#### Source material ####

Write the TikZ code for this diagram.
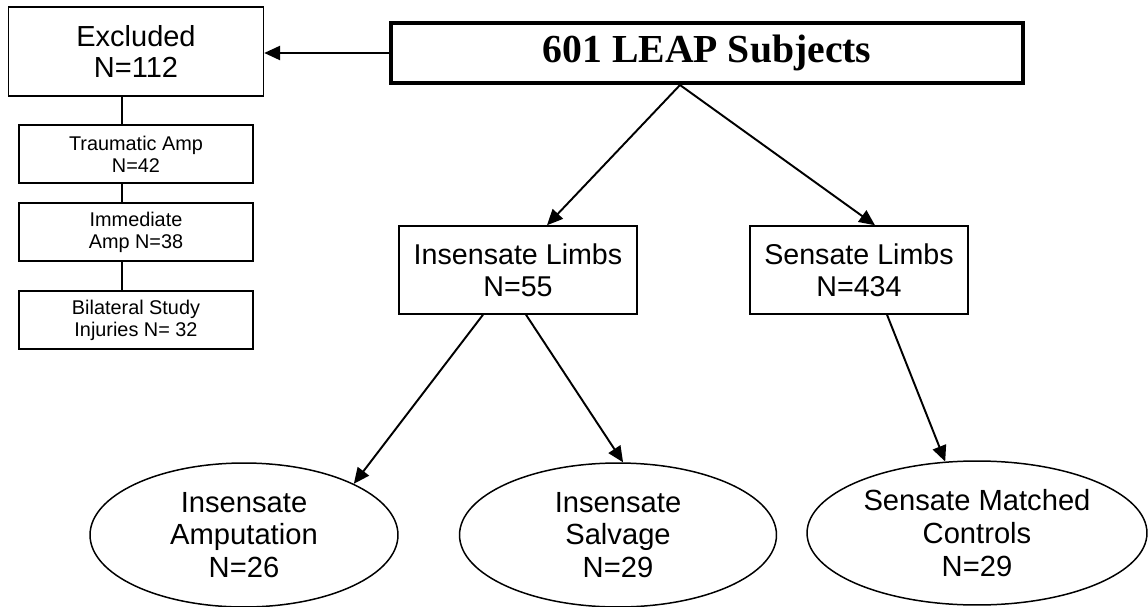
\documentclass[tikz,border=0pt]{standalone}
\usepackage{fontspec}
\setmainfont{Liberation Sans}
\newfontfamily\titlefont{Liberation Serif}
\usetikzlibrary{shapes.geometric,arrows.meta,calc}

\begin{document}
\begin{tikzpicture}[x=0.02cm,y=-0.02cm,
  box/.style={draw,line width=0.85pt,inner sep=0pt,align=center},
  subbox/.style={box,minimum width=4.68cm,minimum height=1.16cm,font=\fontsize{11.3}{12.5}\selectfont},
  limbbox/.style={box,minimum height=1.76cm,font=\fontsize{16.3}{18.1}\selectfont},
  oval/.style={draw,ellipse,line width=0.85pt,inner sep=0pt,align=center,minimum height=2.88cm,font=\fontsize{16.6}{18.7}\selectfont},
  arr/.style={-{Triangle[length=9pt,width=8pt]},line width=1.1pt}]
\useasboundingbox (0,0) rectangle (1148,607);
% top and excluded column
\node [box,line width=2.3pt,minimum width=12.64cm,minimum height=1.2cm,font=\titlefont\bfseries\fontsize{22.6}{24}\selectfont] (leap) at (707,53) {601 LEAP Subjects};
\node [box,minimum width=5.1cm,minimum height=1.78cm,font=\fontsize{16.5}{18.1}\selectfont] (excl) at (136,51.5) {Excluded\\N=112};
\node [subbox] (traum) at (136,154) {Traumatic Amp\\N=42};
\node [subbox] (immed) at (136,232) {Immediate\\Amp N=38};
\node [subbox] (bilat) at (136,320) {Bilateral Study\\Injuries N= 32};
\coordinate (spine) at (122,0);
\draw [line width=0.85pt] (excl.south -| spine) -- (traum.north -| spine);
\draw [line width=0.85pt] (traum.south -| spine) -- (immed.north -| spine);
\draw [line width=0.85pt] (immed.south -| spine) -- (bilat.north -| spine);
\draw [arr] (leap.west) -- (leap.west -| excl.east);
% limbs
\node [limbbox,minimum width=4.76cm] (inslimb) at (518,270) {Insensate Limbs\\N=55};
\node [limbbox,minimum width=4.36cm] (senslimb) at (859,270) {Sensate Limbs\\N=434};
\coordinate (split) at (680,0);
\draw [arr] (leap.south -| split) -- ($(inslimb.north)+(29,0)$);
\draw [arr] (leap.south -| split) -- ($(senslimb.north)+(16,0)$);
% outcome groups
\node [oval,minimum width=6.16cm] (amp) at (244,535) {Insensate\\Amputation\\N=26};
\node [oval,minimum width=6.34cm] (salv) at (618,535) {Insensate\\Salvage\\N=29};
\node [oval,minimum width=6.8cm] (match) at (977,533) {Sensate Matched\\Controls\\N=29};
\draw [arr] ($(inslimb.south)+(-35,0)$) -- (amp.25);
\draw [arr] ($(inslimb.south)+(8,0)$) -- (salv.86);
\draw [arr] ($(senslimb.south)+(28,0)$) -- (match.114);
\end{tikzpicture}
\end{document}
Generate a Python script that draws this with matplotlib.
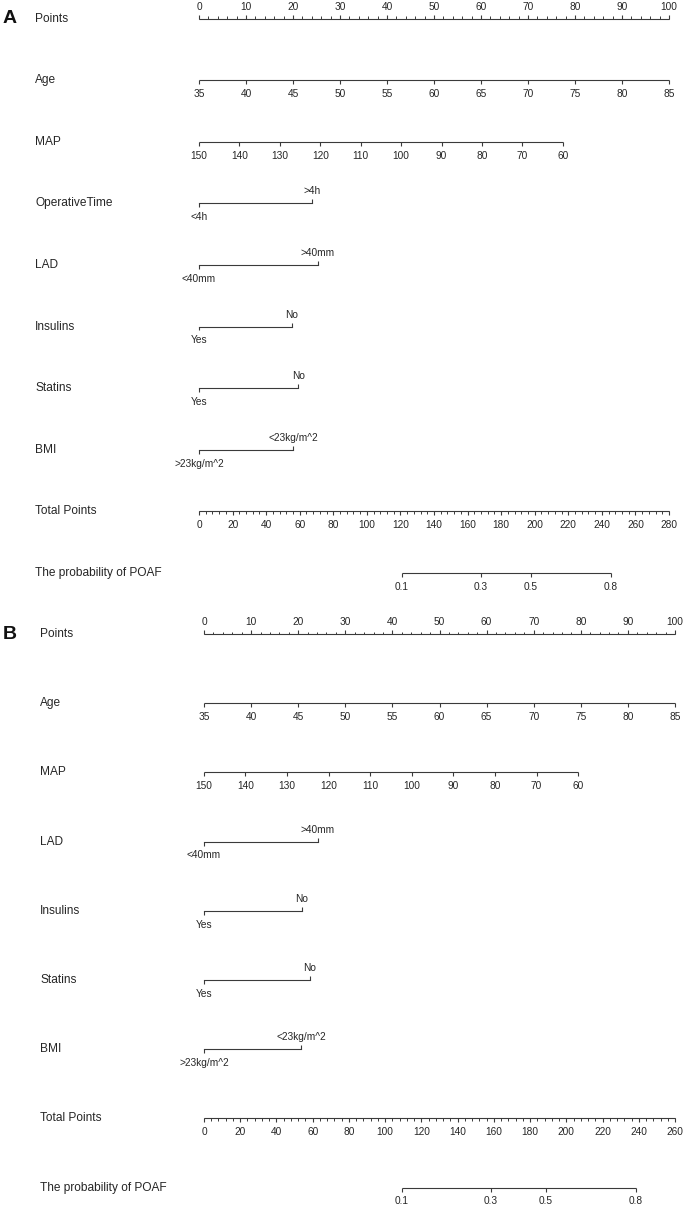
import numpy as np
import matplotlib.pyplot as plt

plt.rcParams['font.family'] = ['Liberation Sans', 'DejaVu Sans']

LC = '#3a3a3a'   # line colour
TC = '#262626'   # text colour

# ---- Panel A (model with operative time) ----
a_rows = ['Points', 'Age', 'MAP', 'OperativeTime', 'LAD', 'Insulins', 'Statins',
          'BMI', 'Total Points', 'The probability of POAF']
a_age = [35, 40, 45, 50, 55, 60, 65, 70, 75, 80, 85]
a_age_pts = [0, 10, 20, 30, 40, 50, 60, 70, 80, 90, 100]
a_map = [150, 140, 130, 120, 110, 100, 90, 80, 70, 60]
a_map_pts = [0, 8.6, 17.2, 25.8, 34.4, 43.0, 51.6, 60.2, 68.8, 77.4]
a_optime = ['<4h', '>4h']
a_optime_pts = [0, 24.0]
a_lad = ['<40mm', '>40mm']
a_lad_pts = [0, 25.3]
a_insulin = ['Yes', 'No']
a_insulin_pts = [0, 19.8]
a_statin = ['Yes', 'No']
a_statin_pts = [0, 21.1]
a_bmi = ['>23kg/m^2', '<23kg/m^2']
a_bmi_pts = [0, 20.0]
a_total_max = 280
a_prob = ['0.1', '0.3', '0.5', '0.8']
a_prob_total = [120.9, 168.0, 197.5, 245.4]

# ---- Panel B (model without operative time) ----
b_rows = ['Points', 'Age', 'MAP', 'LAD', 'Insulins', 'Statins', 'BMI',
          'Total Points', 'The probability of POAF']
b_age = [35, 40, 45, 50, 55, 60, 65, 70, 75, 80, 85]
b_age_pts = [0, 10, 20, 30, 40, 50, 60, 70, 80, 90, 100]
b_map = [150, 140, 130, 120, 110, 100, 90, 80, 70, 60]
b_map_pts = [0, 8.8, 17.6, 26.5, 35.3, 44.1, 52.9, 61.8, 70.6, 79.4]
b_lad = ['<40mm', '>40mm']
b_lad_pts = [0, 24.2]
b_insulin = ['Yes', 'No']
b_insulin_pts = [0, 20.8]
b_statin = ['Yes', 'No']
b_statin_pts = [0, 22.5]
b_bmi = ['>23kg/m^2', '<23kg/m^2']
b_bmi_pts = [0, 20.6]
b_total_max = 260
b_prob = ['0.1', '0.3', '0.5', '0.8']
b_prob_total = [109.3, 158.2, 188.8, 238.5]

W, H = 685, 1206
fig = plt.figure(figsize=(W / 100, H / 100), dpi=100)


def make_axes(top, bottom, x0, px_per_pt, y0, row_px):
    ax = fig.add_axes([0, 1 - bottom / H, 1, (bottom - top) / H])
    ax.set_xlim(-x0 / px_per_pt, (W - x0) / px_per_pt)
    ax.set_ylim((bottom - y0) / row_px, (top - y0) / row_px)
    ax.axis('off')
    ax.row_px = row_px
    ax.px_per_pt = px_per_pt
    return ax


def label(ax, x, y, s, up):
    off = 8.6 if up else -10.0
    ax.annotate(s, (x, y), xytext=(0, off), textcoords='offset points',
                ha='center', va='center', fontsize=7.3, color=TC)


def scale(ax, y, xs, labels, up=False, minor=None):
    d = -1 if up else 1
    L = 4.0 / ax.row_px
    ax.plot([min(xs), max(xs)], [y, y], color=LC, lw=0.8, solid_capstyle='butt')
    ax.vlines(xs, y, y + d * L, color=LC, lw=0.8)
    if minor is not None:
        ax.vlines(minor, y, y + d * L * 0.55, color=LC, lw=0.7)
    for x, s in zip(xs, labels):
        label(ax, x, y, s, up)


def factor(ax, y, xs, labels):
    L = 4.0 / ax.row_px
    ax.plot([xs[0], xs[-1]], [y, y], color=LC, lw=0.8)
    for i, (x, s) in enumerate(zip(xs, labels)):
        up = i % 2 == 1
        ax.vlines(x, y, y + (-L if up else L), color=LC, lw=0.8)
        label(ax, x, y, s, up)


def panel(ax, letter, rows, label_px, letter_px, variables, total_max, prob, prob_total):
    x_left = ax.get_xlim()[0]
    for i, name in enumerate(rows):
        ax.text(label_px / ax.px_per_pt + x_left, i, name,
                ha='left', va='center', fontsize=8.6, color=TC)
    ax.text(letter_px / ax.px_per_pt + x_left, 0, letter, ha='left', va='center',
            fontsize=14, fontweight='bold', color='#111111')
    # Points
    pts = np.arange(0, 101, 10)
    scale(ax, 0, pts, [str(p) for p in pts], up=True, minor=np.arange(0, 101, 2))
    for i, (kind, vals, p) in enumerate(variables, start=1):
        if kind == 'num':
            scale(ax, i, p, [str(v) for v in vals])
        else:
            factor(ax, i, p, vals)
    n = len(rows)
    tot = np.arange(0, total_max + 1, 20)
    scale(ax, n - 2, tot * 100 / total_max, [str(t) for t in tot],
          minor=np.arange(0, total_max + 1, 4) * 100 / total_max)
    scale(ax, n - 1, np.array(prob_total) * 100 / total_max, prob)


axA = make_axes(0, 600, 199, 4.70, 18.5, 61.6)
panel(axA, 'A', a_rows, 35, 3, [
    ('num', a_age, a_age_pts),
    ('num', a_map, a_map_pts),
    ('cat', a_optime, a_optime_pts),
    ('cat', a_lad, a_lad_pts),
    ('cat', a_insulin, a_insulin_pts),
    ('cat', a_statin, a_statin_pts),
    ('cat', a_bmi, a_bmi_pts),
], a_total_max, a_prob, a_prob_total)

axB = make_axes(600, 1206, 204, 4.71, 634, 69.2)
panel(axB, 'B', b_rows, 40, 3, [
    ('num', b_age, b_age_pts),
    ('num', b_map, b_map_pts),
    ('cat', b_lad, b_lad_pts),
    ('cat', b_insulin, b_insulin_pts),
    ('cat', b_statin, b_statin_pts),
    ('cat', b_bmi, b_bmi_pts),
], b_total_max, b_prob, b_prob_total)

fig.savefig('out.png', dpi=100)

####

◆ Exercise: Leave the pictures out and copy exactly the lines from the one with "Generate a Python" through the one with "TC = '#262626'", nothing more.

◆ Solved exercise:
Generate a Python script that draws this with matplotlib.
import numpy as np
import matplotlib.pyplot as plt

plt.rcParams['font.family'] = ['Liberation Sans', 'DejaVu Sans']

LC = '#3a3a3a'   # line colour
TC = '#262626'   # text colour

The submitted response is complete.